I was once frustrated at work and exclaimed “I don’t understand, this isn’t that difficult”. A wiser employee said to me afterwards that he disagreed with my wording. He said the outline was not complicated, but execution was in fact difficult and compared it to loosing weight and following a diet. The same thought sits with me regarding growing your income and career without the MBA. Its not complicated, but it is difficult to show up every day and build your skills, your value to your employer, and your outside network.
Agree or Disagree? Please share your thoughts below.
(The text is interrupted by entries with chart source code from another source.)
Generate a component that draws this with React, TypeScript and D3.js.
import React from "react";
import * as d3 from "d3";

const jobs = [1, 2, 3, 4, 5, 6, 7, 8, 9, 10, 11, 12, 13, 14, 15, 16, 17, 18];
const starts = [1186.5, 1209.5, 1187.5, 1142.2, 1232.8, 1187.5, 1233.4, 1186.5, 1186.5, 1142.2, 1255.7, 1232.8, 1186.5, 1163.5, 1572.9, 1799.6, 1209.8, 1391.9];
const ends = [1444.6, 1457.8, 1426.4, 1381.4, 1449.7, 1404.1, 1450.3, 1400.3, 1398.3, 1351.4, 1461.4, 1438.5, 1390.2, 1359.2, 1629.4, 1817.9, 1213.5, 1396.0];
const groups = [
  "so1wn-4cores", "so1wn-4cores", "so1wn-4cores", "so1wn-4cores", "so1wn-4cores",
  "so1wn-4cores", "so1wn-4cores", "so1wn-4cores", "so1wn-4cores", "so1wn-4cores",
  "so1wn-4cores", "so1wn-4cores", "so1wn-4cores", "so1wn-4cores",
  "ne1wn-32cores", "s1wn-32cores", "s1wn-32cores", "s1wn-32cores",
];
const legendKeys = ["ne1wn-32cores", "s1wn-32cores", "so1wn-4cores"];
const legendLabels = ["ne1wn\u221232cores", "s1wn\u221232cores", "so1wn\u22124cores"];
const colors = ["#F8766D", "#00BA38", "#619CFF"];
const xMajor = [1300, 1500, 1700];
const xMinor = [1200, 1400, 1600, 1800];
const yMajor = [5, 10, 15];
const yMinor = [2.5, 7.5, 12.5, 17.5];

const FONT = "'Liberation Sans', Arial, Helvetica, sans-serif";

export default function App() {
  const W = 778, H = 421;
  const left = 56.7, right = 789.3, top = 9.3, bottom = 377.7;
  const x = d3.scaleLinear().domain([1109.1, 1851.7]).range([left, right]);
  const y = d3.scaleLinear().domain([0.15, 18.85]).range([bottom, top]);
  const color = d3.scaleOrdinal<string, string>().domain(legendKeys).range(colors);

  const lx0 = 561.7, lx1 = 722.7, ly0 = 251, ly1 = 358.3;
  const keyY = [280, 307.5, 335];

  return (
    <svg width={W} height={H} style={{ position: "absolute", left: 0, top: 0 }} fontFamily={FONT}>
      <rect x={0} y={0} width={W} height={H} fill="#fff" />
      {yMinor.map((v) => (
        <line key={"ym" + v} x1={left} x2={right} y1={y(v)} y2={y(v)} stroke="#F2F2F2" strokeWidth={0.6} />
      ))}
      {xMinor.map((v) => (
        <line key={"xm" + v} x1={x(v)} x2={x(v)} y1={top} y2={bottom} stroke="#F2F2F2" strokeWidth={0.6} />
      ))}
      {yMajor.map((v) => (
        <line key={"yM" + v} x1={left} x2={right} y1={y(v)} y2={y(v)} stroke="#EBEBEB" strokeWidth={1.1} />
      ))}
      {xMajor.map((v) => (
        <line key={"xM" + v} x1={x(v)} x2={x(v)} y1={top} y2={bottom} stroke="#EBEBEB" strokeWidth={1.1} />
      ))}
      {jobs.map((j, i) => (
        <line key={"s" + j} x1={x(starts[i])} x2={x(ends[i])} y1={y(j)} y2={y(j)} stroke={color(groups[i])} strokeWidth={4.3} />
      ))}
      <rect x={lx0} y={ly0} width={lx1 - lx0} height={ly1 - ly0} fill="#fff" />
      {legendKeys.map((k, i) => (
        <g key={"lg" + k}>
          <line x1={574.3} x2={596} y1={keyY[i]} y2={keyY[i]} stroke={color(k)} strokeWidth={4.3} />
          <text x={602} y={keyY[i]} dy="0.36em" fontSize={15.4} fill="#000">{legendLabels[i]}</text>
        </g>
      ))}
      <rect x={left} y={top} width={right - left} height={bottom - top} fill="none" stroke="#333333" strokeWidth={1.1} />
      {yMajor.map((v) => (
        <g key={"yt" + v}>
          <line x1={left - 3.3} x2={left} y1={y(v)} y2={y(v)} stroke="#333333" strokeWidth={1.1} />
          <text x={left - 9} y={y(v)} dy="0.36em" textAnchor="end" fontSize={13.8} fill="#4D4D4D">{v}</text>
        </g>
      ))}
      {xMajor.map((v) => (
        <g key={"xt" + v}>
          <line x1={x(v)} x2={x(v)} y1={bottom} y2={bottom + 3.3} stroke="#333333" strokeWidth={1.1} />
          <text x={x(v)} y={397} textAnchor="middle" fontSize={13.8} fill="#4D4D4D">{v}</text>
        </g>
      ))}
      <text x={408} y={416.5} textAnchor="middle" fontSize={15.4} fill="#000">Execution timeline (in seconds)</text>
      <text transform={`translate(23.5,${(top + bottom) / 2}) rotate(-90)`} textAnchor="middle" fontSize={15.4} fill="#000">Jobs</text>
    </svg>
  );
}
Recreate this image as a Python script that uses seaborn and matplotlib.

*I was in one of these positions not too long ago that received many solicitations for money and had indirect employees where I could influence outcomes. It’s sometimes tough to know if people were only talking to me because of the influence I had professionally or if there was genuine relationship. I’ve really appreciated the people who’ve reached out to me over the past month and their actions have answered that question for me. I have others I now need to do the same with.